Start by chopping finely onion, fennel (save a few nice thin slices from the middle part) and celery; sweat all this in some butter or oil, at least 10 minutes, making sure to add some salt and pepper. Add a good dash of pastis, a French 45% anis drink, mostly served diluted with ice-cold water as an aperitif. Let the alcohol evaporate and add a small cup of white wine and let evaporate again.

Without adding any more liquid, add the entire 2 kilos of mussels; put the lid on, turn up the heat to high and cook for only a few minutes, just enough to get the mussels opened. Set aside. Don’t start eating them as I often do, they are irresistible like that!

For the soup, I made a little roux with only 1 tbsp of butter and 1 tbsp flour. However, before adding the flour, start with melting the butter, add a tsp of tomato concentrate and a little less of harissa paste. Let the tomato and harissa cook out a bit to lose some harsh taste. Keep stirring! Now, add the flour and cook again for a few minutes to get rid of the flour taste. Keep stirring. Add a little cold milk and whisk until it starts to bind smoothly, add more cold milk to get a not-too-thick soup. Add 1 tbsp of chicken stock paste. Bring to a slight boil. Do not add anymore salt or pepper!

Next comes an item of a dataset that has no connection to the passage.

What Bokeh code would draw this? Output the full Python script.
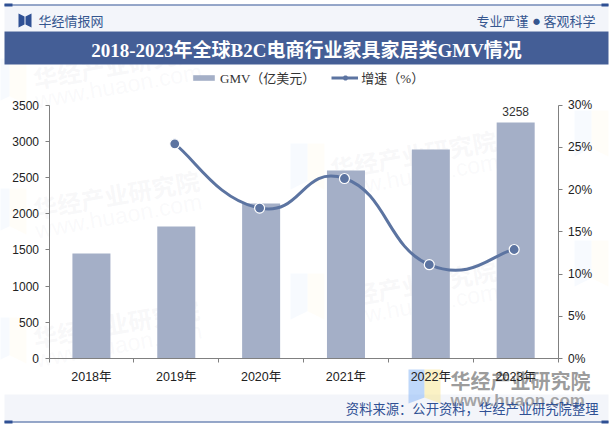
from bokeh.plotting import figure
from bokeh.models import (Range1d, LinearAxis, FixedTicker, Label, BoxAnnotation, PolyAnnotation,
                          CustomJSTickFormatter, Legend, LegendItem)
from bokeh.core.properties import value
from bokeh.embed import file_html
from bokeh.resources import INLINE

years = ["2018年", "2019年", "2020年", "2021年", "2022年", "2023年"]
gmv = [1450, 1822, 2140, 2596, 2886, 3258]
growth_years = [1, 2, 3, 4, 5]
growth = [25.4, 17.8, 21.3, 11.1, 12.9]
title = "2018-2023年全球B2C电商行业家具家居类GMV情况"
source_note = "资料来源：公开资料，华经产业研究院整理"
brand_left = "华经情报网"
brand_right_a = "专业严谨"
brand_right_b = "客观科学"
wm_cn = "华经产业研究院"
wm_en = "www.huaon.com"

BAR = "#a4afc7"
LINE = "#5c74a1"
NAVY = "#2f5094"
BAND = "#445e96"
PALE = "#f3f5fa"
CJK = "Noto Sans CJK SC"
SANS = "Liberation Sans, " + CJK
SERIF = "Liberation Serif, " + CJK
W, H = 612, 425
AX_L, AX_R, AX_T, AX_B = 48.5, 557.6, 104.5, 358.0

pitch = (AX_R - AX_L) / 6
x_lo = -0.5 - AX_L / pitch
x_hi = 5.5 + (W - AX_R) / pitch
yk = 3500 / (AX_B - AX_T)
y_lo = -(H - AX_B) * yk
y_hi = AX_B * yk
pk = 30 / (AX_B - AX_T)

p = figure(width=W, height=H, output_backend="svg", toolbar_location=None,
           x_range=Range1d(x_lo, x_hi), y_range=Range1d(y_lo, y_hi),
           x_axis_location=None, y_axis_location=None,
           min_border=0, background_fill_color="#ffffff", border_fill_color="#ffffff",
           outline_line_color=None)
p.grid.visible = False


def box(l, r, t, b, color, level="underlay", alpha=1.0):
    p.add_layout(BoxAnnotation(left=l, right=r, top=t, bottom=b, left_units="canvas",
                               right_units="canvas", top_units="canvas", bottom_units="canvas", fill_color=color,
                               fill_alpha=alpha, line_color=None, level=level, editable=False))


def label(x, y, text, color, size, align="left", font=CJK, style="normal", angle=0, alpha=1.0, level="annotation",
          baseline="middle"):
    p.add_layout(Label(x=x, y=y, x_units="canvas", y_units="canvas", text=text, text_color=color,
                       text_font_size=f"{size}px", text_align=align, text_baseline=baseline, text_font=font,
                       text_font_style=style, angle=angle, angle_units="deg", text_alpha=alpha, level=level))


def poly(xs, ys, color, alpha, level="underlay"):
    p.add_layout(PolyAnnotation(xs=xs, ys=ys, xs_units="canvas",
                                ys_units="canvas", fill_color=color, fill_alpha=alpha, line_color=None, level=level))


def logo(x, y, w, h, alpha, level="underlay"):
    poly([x, x + w / 2, x + w / 2, x], [y, y, y + h * 0.82, y + h], "#7fb2f5", alpha, level)
    poly([x + w / 2, x + w, x + w, x + w / 2], [y, y, y + h, y + h * 0.82], "#f8e58c", alpha, level)


# faint repeated watermarks behind the chart
for tx, ty in [(33, 78), (33, 208), (33, 337), (330, 168), (330, 298)]:
    label(tx, ty, wm_cn, "#b9bcc4", 24, style="bold", angle=10, alpha=0.11, level="underlay", baseline="alphabetic")
    label(tx + 2, ty + 22, wm_en, "#b9bcc4", 23, font="Liberation Sans", angle=10, alpha=0.08, level="underlay",
          baseline="alphabetic")
for lx, ly in [(-8, 58), (-8, 188), (-8, 317), (290, 143), (290, 273), (574, 110), (574, 240)]:
    logo(lx, ly, 34, 46, 0.06)

# header and footer
box(4, 608, 5, 31, PALE)
box(4, 608, 31, 64, BAND)
box(4, 608, 394, 421, PALE)
box(4, 608, 4, 5, NAVY)
box(4, 12, 3, 6, NAVY)
box(601, 608, 3, 6, NAVY)
box(4, 608, 421, 422, NAVY)
box(4, 12, 420, 423, NAVY)
box(601, 608, 420, 423, NAVY)
poly([18, 24, 24, 18], [13, 16, 24, 27], NAVY, 1)
poly([31, 25, 25, 31], [13, 16, 24, 27], NAVY, 1)
label(38, 20, brand_left, "#35568f", 13)
label(476, 20, brand_right_a, "#35568f", 13)
label(536, 20, "●", "#35568f", 7, align="center")
label(595, 20, brand_right_b, "#35568f", 13, align="right")
label(306, 50, title, "#ffffff", 19, align="center", font=SERIF, style="bold")

# corner logo, under the axis labels
logo(408, 369, 32, 34, 0.5)
label(450, 380, wm_cn, "#8a8a8a", 20, style="bold", alpha=0.85, level="underlay")
label(450, 400, wm_en, "#8a8a8a", 17, font="Liberation Sans", style="bold", alpha=0.75, level="underlay")

# chart
bars = p.vbar(x=list(range(len(years))), top=gmv, width=0.448, fill_color=BAR, line_color=None)
p.text(x=[len(years) - 1], y=[gmv[-1]], text=[str(gmv[-1])], text_align="center", text_baseline="bottom", y_offset=-7,
       text_font_size="12px", text_color="#333333", text_font=value("Liberation Sans"))

p.extra_y_ranges = {"pct": Range1d(y_lo / yk * pk, y_hi / yk * pk)}

# smooth curve: one cubic segment between each neighbouring pair of readings
shift = -0.018
k = 0.25
n = len(growth)
gx = [v + shift for v in growth_years]
x0, y0, x1, y1, cx0, cy0, cx1, cy1 = [], [], [], [], [], [], [], []
for i in range(n - 1):
    a, b, c = max(i - 1, 0), i + 1, min(i + 2, n - 1)
    x0.append(gx[i]); y0.append(growth[i]); x1.append(gx[b]); y1.append(growth[b])
    cx0.append(gx[i] + (gx[b] - gx[a]) * k)
    cy0.append(growth[i] + (growth[b] - growth[a]) * k)
    cx1.append(gx[b] - (gx[c] - gx[i]) * k)
    cy1.append(growth[b] - (growth[c] - growth[i]) * k)
curve = p.bezier(x0=x0, y0=y0, x1=x1, y1=y1, cx0=cx0, cy0=cy0, cx1=cx1, cy1=cy1, line_color=LINE, line_width=3,
                 y_range_name="pct")
pts = p.scatter(x=gx, y=growth, size=10, fill_color=LINE, line_color="#ffffff", line_width=1.2, y_range_name="pct")

# axes
bottom = LinearAxis(fixed_location=0, bounds=(-0.5, 5.5),
                    ticker=FixedTicker(ticks=list(range(len(years))), minor_ticks=[-0.5, 0.5, 1.5, 2.5, 3.5, 4.5, 5.5]),
                    major_label_overrides={i: y for i, y in enumerate(years)})
left = LinearAxis(fixed_location=-0.5, bounds=(0, 3500),
                  ticker=FixedTicker(ticks=[0, 500, 1000, 1500, 2000, 2500, 3000, 3500]))
right = LinearAxis(fixed_location=5.5, bounds=(0, 30), y_range_name="pct",
                   ticker=FixedTicker(ticks=[0, 5, 10, 15, 20, 25, 30]),
                   formatter=CustomJSTickFormatter(code="return tick + '%'"))
p.add_layout(bottom, "below")
p.add_layout(left, "left")
p.add_layout(right, "right")
for ax in [bottom, left, right]:
    ax.axis_line_color = "#808080"
    ax.axis_line_width = 1
    ax.major_tick_line_color = "#808080"
    ax.major_tick_in = 0
    ax.major_tick_out = 4
    ax.minor_tick_line_color = None
    ax.major_label_text_color = "#222222"
    ax.major_label_text_font = SANS
    ax.major_label_text_font_size = "12px"
    ax.major_label_standoff = 6
bottom.major_tick_line_color = None
bottom.minor_tick_line_color = "#808080"
bottom.minor_tick_in = 0
bottom.minor_tick_out = 4
bottom.major_label_text_font_size = "12.5px"
bottom.major_label_standoff = 7

# legend
legend = Legend(items=[LegendItem(label="GMV（亿美元）", renderers=[bars]),
                       LegendItem(label="增速（%）", renderers=[curve])],
                orientation="horizontal", location=(190, H - 87), padding=0, margin=0, spacing=16,
                glyph_width=27, glyph_height=7, label_standoff=3, background_fill_alpha=0, border_line_color=None,
                label_text_font=SERIF, label_text_font_size="13px", label_text_color="#333333")
p.add_layout(legend, "center")
poly([342.5, 344, 346, 347.5, 347.5, 346, 344, 342.5], [76.5, 75, 75, 76.5, 78.5, 80, 80, 78.5], LINE, 1,
     level="annotation")

# source note on top of the corner watermark
label(598, 408, source_note, "#2f5094", 13.3, align="right", level="overlay")

open("out.html", "w").write(file_html(p, INLINE))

Put a sieve on top of the soup and pour all the still-hot mussel cooking juices through it, into the soup. To do this, put the lid on the mussels askew, use a towel over the lid from handle to handle, then pour the liquid through the small opening. Add a good pinch of saffron threads and the juice from half a lime. You can adjust for pepper, if wanted, but absolutely no more salt!

Serve, adding some fried fennel slices and some mussels.



This was totally delicious, will certainly be made again!

Other notes: I used the entire 2 kilos of mussels. On mussels you will have around 80% waste. So, 1 kilo of mussels gives you around 200 grams of mussel flesh. A regular portion of mussels in Belgium served with fries is around 1 to 1.4 kilos per person. When served with bread, you would serve a little more. A soup like this is very different. When served as a starter, I would say that 2 kilos would serve up to 4 persons. Served as a stand alone meal, it would serve only 2 people.

Pastis is a strong anis alcohol, non sweet. There are plenty of possible substitutes: Raki from Turkey, Ouzo from Greece, Sambuco from Italy. Use just a little, not everyone likes anis. It is a perfect addition to sea food, though!